The read-through is more important than the move. AI-capex demand is still real, still accelerating — that part of the print is unambiguous and matters for AMD tonight, NVDA next, and the whole semis/data-center stack. What's getting punished is the premium on already-priced AI exposure. The market is starting to differentiate between names where AI is the optionality and names where AI is the entire thesis at a 40x multiple. That second bucket runs out of room first.
For the broader tape, that's a healthy rotation, not a top signal. Russell +1.95% on the same day Palantir gets blown up tells you the bid is widening, not breaking. The score's discomfort with current prices doesn't change either way.
🎯 My Take: The Trim Is Doing the Job the Score Can't
Here's what's worth flagging about today's tape: the score printed once. 4.83 at 9:54 AM. Then nothing — no print at 10 when ISM hit, no print at 11 with QQQ at $681.23, no print at the 2 PM intraday high of $682.63, no print into the close. Six hours of silence through the meatiest part of the session. That's the macro/data engine telling you it doesn't have anything new to add — the soft-data slide was already in the score, the rally didn't change the macro, the ceasefire break is yesterday's news.

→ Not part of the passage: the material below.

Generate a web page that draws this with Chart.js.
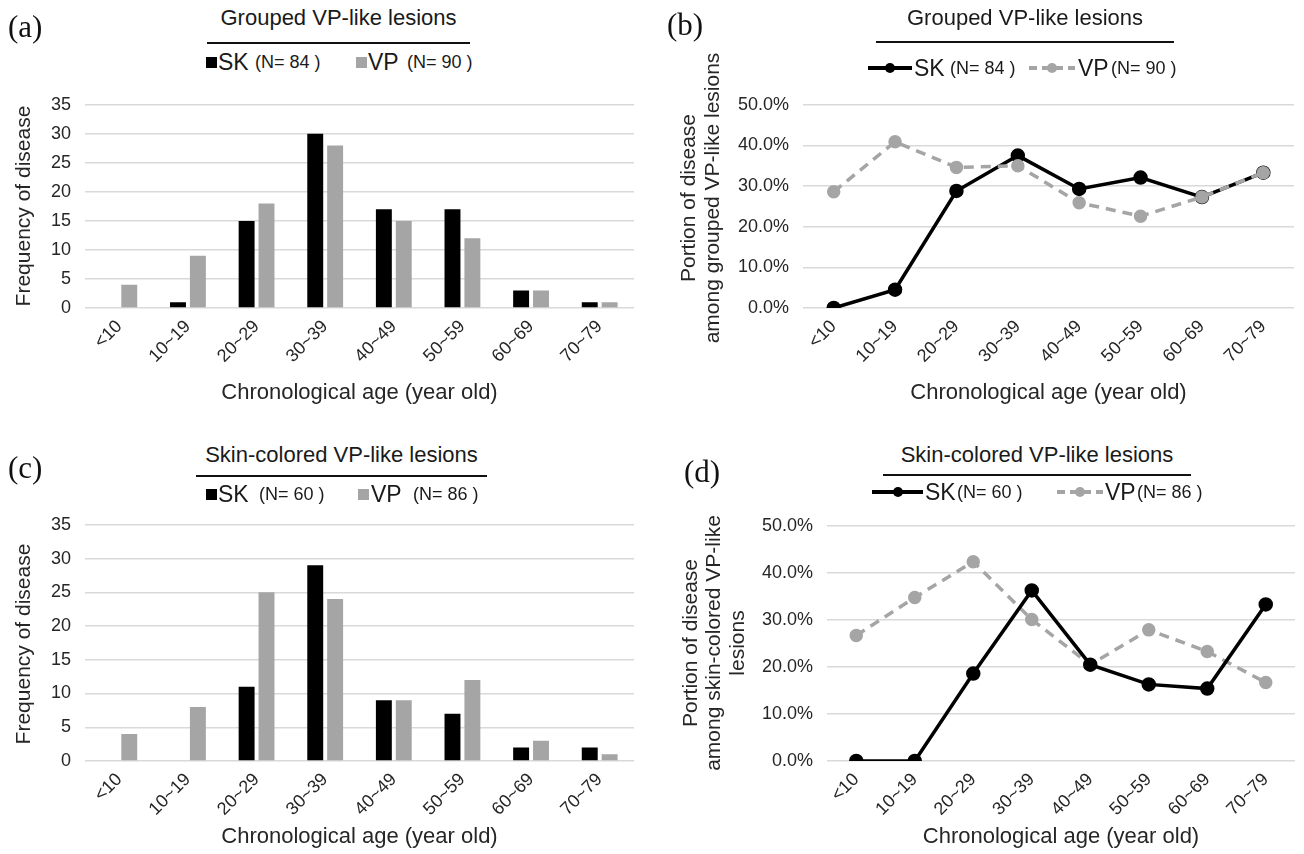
<!DOCTYPE html>
<html>
<head>
<meta charset="utf-8">
<script src="https://cdn.jsdelivr.net/npm/chart.js@4/dist/chart.umd.min.js"></script>
<style>
  html, body { margin: 0; padding: 0; background: #fff; }
  body { width: 1304px; height: 854px; position: relative; overflow: hidden;
         font-family: 'Liberation Sans', Arial, sans-serif; color: #1a1a1a; }
  canvas { position: absolute; }
  .abs { position: absolute; white-space: nowrap; }
  .plabel { font-family: 'Liberation Serif', 'Times New Roman', serif; font-size: 31px; line-height: 34px; color: #111; }
  .ttl { font-size: 22px; line-height: 24px; text-align: center; }
  .big { font-size: 23px; line-height: 26px; }
  .small { font-size: 18px; line-height: 26px; }
  .ytitle { font-size: 21px; line-height: 24px; color: #262626; transform: translate(-50%, -50%) rotate(-90deg); }
</style>
</head>
<body>
<canvas id="chartA" width="650" height="330" style="left:0;top:80px"></canvas>
<canvas id="chartB" width="654" height="330" style="left:650px;top:80px"></canvas>
<canvas id="chartC" width="650" height="350" style="left:0;top:500px"></canvas>
<canvas id="chartD" width="654" height="350" style="left:650px;top:500px"></canvas>
<div id="overlay"></div>
<script>
// 年龄分组
const ageGroups = ['<10', '10~19', '20~29', '30~39', '40~49', '50~59', '60~69', '70~79'];

// (a) grouped VP-like lesions, counts
const groupedSkCount = [0, 1, 15, 30, 17, 17, 3, 1];
const groupedVpCount = [4, 9, 18, 28, 15, 12, 3, 1];

// (b) grouped VP-like lesions, portion (%)
const groupedSkPortion = [0, 4.5, 28.8, 37.5, 29.3, 32.1, 27.3, 33.3];
const groupedVpPortion = [28.6, 40.9, 34.6, 35.0, 25.9, 22.6, 27.3, 33.3];

// (c) skin-colored VP-like lesions, counts
const skinSkCount = [0, 0, 11, 29, 9, 7, 2, 2];
const skinVpCount = [4, 8, 25, 24, 9, 12, 3, 1];

// (d) skin-colored VP-like lesions, portion (%)
const skinSkPortion = [0, 0, 18.6, 36.3, 20.5, 16.3, 15.4, 33.3];
const skinVpPortion = [26.7, 34.8, 42.4, 30.1, 20.5, 27.9, 23.3, 16.7];

const countTicks = [0, 5, 10, 15, 20, 25, 30, 35];
const portionTicks = [0, 10, 20, 30, 40, 50];

const colors = {
    sk: '#000000',
    vp: '#a5a5a5',
    grid: '#d9d9d9',
    text: '#262626'
};

Chart.defaults.font.family = "'Liberation Sans', Arial, sans-serif";
Chart.defaults.color = colors.text;

const xTitle = 'Chronological age (year old)';

function xScale(height, titlePad) {
    return {
        offset: true,
        grid: { display: false, drawTicks: false },
        border: { display: false },
        ticks: { font: { size: 18 }, maxRotation: 45, minRotation: 45, padding: 8, color: colors.text },
        title: { display: true, text: xTitle, font: { size: 22 }, color: colors.text, padding: { top: 0, bottom: titlePad } },
        afterFit: s => { s.height = height; }
    };
}

function yScale(width, max, step, fmt) {
    return {
        min: 0,
        max: max,
        grid: { color: colors.grid, lineWidth: 1.5, drawTicks: false },
        border: { display: false },
        ticks: { stepSize: step, font: { size: 18 }, padding: 14, color: colors.text, callback: fmt },
        afterFit: s => { s.width = width; }
    };
}

function baseOptions(padTop, padRight) {
    return {
        responsive: false,
        animation: false,
        devicePixelRatio: 1,
        layout: { padding: { top: padTop, right: padRight, bottom: 0, left: 0 } },
        plugins: { legend: { display: false }, tooltip: { enabled: false } }
    };
}

function renderBarChart(id, sk, vp, opts) {
    const o = baseOptions(opts.padTop, opts.padRight);
    o.scales = {
        x: xScale(opts.xHeight, opts.xTitlePad),
        y: yScale(opts.yWidth, countTicks[countTicks.length - 1], 5, v => v)
    };
    return new Chart(document.getElementById(id), {
        type: 'bar',
        data: {
            labels: ageGroups,
            datasets: [
                { label: 'SK', data: sk, backgroundColor: colors.sk, barPercentage: 0.8, categoryPercentage: 0.58 },
                { label: 'VP', data: vp, backgroundColor: colors.vp, barPercentage: 0.8, categoryPercentage: 0.58 }
            ]
        },
        options: o
    });
}

function renderLineChart(id, sk, vp, opts) {
    const o = baseOptions(opts.padTop, opts.padRight);
    o.scales = {
        x: xScale(opts.xHeight, opts.xTitlePad),
        y: yScale(opts.yWidth, portionTicks[portionTicks.length - 1], 10, v => v.toFixed(1) + '%')
    };
    return new Chart(document.getElementById(id), {
        type: 'line',
        data: {
            labels: ageGroups,
            datasets: [
                {
                    label: 'SK', data: sk, order: opts.skOrder,
                    borderColor: colors.sk, backgroundColor: colors.sk, borderWidth: 3.5,
                    pointRadius: 5.5, pointBackgroundColor: colors.sk, pointBorderColor: colors.sk, tension: 0
                },
                {
                    label: 'VP', data: vp, order: opts.vpOrder,
                    borderColor: colors.vp, backgroundColor: colors.vp, borderWidth: 3.5, borderDash: [10, 7],
                    pointRadius: 5, pointBackgroundColor: colors.vp, pointBorderColor: colors.vp, tension: 0
                }
            ]
        },
        options: o
    });
}

// 标题、横线、图例、纵轴标题用 HTML 叠加
function addText(cls, text, left, top, extra) {
    const d = document.createElement('div');
    d.className = 'abs ' + cls;
    d.textContent = text;
    d.style.left = left + 'px';
    d.style.top = top + 'px';
    if (extra) Object.assign(d.style, extra);
    document.getElementById('overlay').appendChild(d);
    return d;
}

function addBox(left, top, w, h, style) {
    const d = document.createElement('div');
    d.className = 'abs';
    Object.assign(d.style, { left: left + 'px', top: top + 'px', width: w + 'px', height: h + 'px' }, style);
    document.getElementById('overlay').appendChild(d);
}

function yTitle(lines, xs, cy) {
    lines.forEach((t, i) => addText('ytitle', t, xs[i], cy));
}

function header(h) {
    addText('plabel', h.label, h.labelX, h.labelY - 17);
    addText('ttl', h.title, h.ruleX, h.titleY - 12, { width: h.ruleW + 'px' });
    addBox(h.ruleX, h.ruleY - 1, h.ruleW, 2, { background: '#111' });
    h.items.forEach(it => {
        const y = h.legendY;
        if (it.kind === 'square') {
            addBox(it.x, y - 5, 11, 11, { background: it.color });
        } else if (it.kind === 'line') {
            const st = it.dashed
                ? { backgroundImage: 'repeating-linear-gradient(90deg,' + it.color + ' 0 8px, transparent 8px 13px)' }
                : { background: it.color };
            addBox(it.x, y - 2, it.w, 3.5, st);
            addBox(it.x + it.w / 2 - 5, y - 5, 10, 10, { background: it.color, borderRadius: '50%' });
        }
        addText('big', it.name, it.nameX, y - 13);
        addText('small', it.n, it.nX, y - 13);
    });
}

renderBarChart('chartA', groupedSkCount, groupedVpCount,
    { padTop: 16, padRight: 16, yWidth: 85, xHeight: 102, xTitlePad: 4 });
renderLineChart('chartB', groupedSkPortion, groupedVpPortion,
    { padTop: 17, padRight: 10, yWidth: 153, xHeight: 102, xTitlePad: 4, skOrder: 1, vpOrder: 0 });
renderBarChart('chartC', skinSkCount, skinVpCount,
    { padTop: 22, padRight: 16, yWidth: 85, xHeight: 89, xTitlePad: 0 });
renderLineChart('chartD', skinSkPortion, skinVpPortion,
    { padTop: 26, padRight: 9, yWidth: 177, xHeight: 89, xTitlePad: 0, skOrder: 0, vpOrder: 1 });

yTitle(['Frequency of disease'], [23], 206);
yTitle(['Portion of disease', 'among grouped VP-like lesions'], [688, 712], 198);
yTitle(['Frequency of disease'], [23], 644);
yTitle(['Portion of disease', 'among skin-colored VP-like', 'lesions'], [690, 713, 737], 643);

header({
    label: '(a)', labelX: 8, labelY: 27, title: 'Grouped VP-like lesions', titleY: 18,
    ruleX: 207, ruleW: 263, ruleY: 43, legendY: 62,
    items: [
        { kind: 'square', x: 206, color: colors.sk, name: 'SK', nameX: 218, n: '(N= 84 )', nX: 255 },
        { kind: 'square', x: 356, color: colors.vp, name: 'VP', nameX: 368, n: '(N= 90 )', nX: 407 }
    ]
});
header({
    label: '(b)', labelX: 667, labelY: 25, title: 'Grouped VP-like lesions', titleY: 18,
    ruleX: 876, ruleW: 298, ruleY: 42, legendY: 68,
    items: [
        { kind: 'line', x: 868, w: 44, color: colors.sk, name: 'SK', nameX: 914, n: '(N= 84 )', nX: 950 },
        { kind: 'line', x: 1029, w: 46, dashed: true, color: colors.vp, name: 'VP', nameX: 1078, n: '(N= 90 )', nX: 1111 }
    ]
});
header({
    label: '(c)', labelX: 8, labelY: 468, title: 'Skin-colored VP-like lesions', titleY: 455,
    ruleX: 196, ruleW: 291, ruleY: 476, legendY: 494,
    items: [
        { kind: 'square', x: 206, color: colors.sk, name: 'SK', nameX: 218, n: '(N= 60 )', nX: 259 },
        { kind: 'square', x: 358, color: colors.vp, name: 'VP', nameX: 371, n: '(N= 86 )', nX: 413 }
    ]
});
header({
    label: '(d)', labelX: 684, labelY: 472, title: 'Skin-colored VP-like lesions', titleY: 455,
    ruleX: 883, ruleW: 308, ruleY: 475, legendY: 492,
    items: [
        { kind: 'line', x: 872, w: 51, color: colors.sk, name: 'SK', nameX: 925, n: '(N= 60 )', nX: 957 },
        { kind: 'line', x: 1057, w: 46, dashed: true, color: colors.vp, name: 'VP', nameX: 1105, n: '(N= 86 )', nX: 1137 }
    ]
});
</script>
</body>
</html>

So the only thing that did adjust today was the trim. Distance from the 25 EMA crossed back above 6%, the alert re-fired, the floor went from 100% QQQ to 50/50, and that's the second time this entire cycle the system has touched the bull-stretch overlay. The score is paralyzed at a cycle low. The override is locked at "stay long the trend." The only knob with any motion is the EMA 25 stretch flag, and it's been responsible for the only allocation changes the override era has produced. That's elegant or unnerving depending on which direction you read it.
If I had to pick a side: the trim is exactly what this regime needs. You don't fight a melt-up where the macro is cracking — you stay long while the trend is intact, and you let a mean-reversion overlay decide when the trend is paying you too much, too fast. That's what +6% above the 25 EMA means: the price has moved more than the trend can structurally support. Trim into it. Release into the next pullback. Repeat. It's the closest thing to a swing trade the system gets to make in an environment where the score itself can't move the needle.
⚠️ Bottom Line
50% QQQ / 50% Cash into the bell. Trim re-armed at +6.05% above the 25 EMA, override still on, score still parked sub-4.95. Same trade structure as last Friday's close — the only one this entire 25-day cycle has produced.
AMD prints in the next hour. ADP Wednesday. ISM Services already confirmed the soft-data slide. NFP Friday is the print that tells the tape whether the rate-cut bid that paid for today's rally has legs or just ran on hopium for one session.
The score doesn't have an opinion on any of it. The trim does, and right now the trim is short the rip.